I know I am being too hard on them for not being as PL-50 like as I want them to be, they aren’t trying to be their siblings. The E50 is aiming at a more balanced, more mainstream suitable sound while retaining something of the mid-range that makes me love the PL-50 so. The E50 borrows little dashes from the ECCI PR401 and the Brainwavz M3 and so it’s a bit of a jack of all trades and not quite managing to be a true master of any. I’m one of those people who has dozens of IEM’s to choose from so I personally, don’t really need a more capable generalist. The E50 is a generalist, a little bit middy generalist but for sure its still a generalist. It’s highly capable in every tonal aspect and can quite deftly turn its hand to any genre you care to throw its way.

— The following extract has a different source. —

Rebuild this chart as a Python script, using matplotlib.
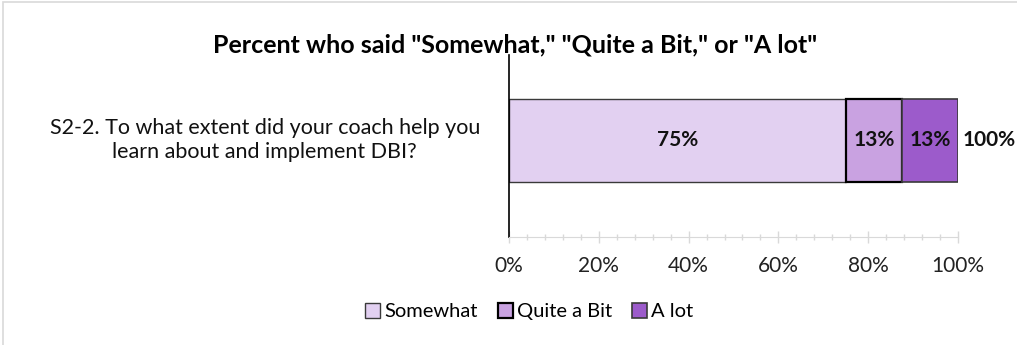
import matplotlib.pyplot as plt
from matplotlib.patches import Rectangle
from matplotlib.ticker import MultipleLocator, PercentFormatter

plt.rcParams['font.family'] = ['Lato', 'DejaVu Sans']

# survey item and response shares (percent)
question = "S2-2. To what extent did your coach help you\nlearn about and implement DBI?"
responses = ["Somewhat", "Quite a Bit", "A lot"]
shares = [75, 12.5, 12.5]
colors = ["#E2D0F1", "#C9A2E1", "#9C5BCB"]
edges = ["#3a3a3a", "#000000", "#3a3a3a"]
edge_widths = [1.0, 1.6, 1.2]

fig = plt.figure(figsize=(10.17, 3.45), dpi=100)
ax = fig.add_axes([0.5005, 0.313, 0.4415, 0.528])

left = 0
for name, val, col, ec, lw in zip(responses, shares, colors, edges, edge_widths):
    ax.barh(0, val, left=left, height=0.456, color=col, edgecolor=ec,
            linewidth=lw, label=name)
    ax.text(left + val / 2, 0, f"{int(val + 0.5)}%", ha='center', va='center',
            fontsize=15, fontweight='bold', color='#111111')
    left += val

# total at the end of the bar
ax.text(left + 1.0, 0, f"{int(sum(shares) + 0.5)}%", ha='left', va='center',
        fontsize=15, fontweight='bold', color='#111111')

ax.set_xlim(0, 100)
ax.set_ylim(-0.53, 0.47)
ax.xaxis.set_major_locator(MultipleLocator(20))
ax.xaxis.set_minor_locator(MultipleLocator(4))
ax.xaxis.set_major_formatter(PercentFormatter(decimals=0))
ax.tick_params(axis='x', which='major', length=8, width=1, color='#d9d9d9',
               direction='inout', labelsize=15, pad=10, labelcolor='#222222')
ax.tick_params(axis='x', which='minor', length=5, width=1, color='#d9d9d9',
               direction='inout')
ax.set_yticks([])
for side in ['top', 'right']:
    ax.spines[side].set_visible(False)
ax.spines['bottom'].set_color('#d9d9d9')
ax.spines['left'].set_color('black')
ax.spines['left'].set_linewidth(1.2)

fig.text(0.472, 0.594, question, ha='right', va='center', fontsize=15.5,
         color='#111111', linespacing=1.22, multialignment='center')

fig.suptitle('Percent who said "Somewhat," "Quite a Bit," or "A lot"',
             x=0.506, y=0.87, va='center', fontsize=18, fontweight='bold')

ax.legend(loc='center', bbox_to_anchor=(0.045, -0.41), ncol=3, frameon=False,
          fontsize=14.5, handlelength=0.75, handleheight=0.75, handletextpad=0.2,
          columnspacing=1.0, borderaxespad=0)

# chart frame (only the top and left edges fall inside the image)
fig.patches.append(Rectangle((3 / 1017, -0.1), 1.2, 1.1 - 2 / 345,
                             transform=fig.transFigure, fill=False,
                             edgecolor='#d9d9d9', linewidth=1.2))

fig.savefig('out.png', dpi=100)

So should you buy one? My heart isn’t being bowled over but I recognise that the E50 is an excellent value proposition. It really can do everything quite well. The mids in particular are good, closely followed by the bass. It’s just so unspectacular though, which isn’t a bad thing, it just makes for unexciting writing. The E50 is the sort of thing you could comfortably have as your only IEM, use it each, every day, day in day out like you might a Ford Mondeo. It not the world’s most exciting ride but it’s a hearty, solid performer that should give you years of pleasant rides. The E50 will do Nora and it’ll do Taylor Swift and then do Northern Kings, all without skipping a beat. It will, without a doubt, give you a good, solid performance each and every time you pick them up, no matter what phone you have or whatever your taste in music.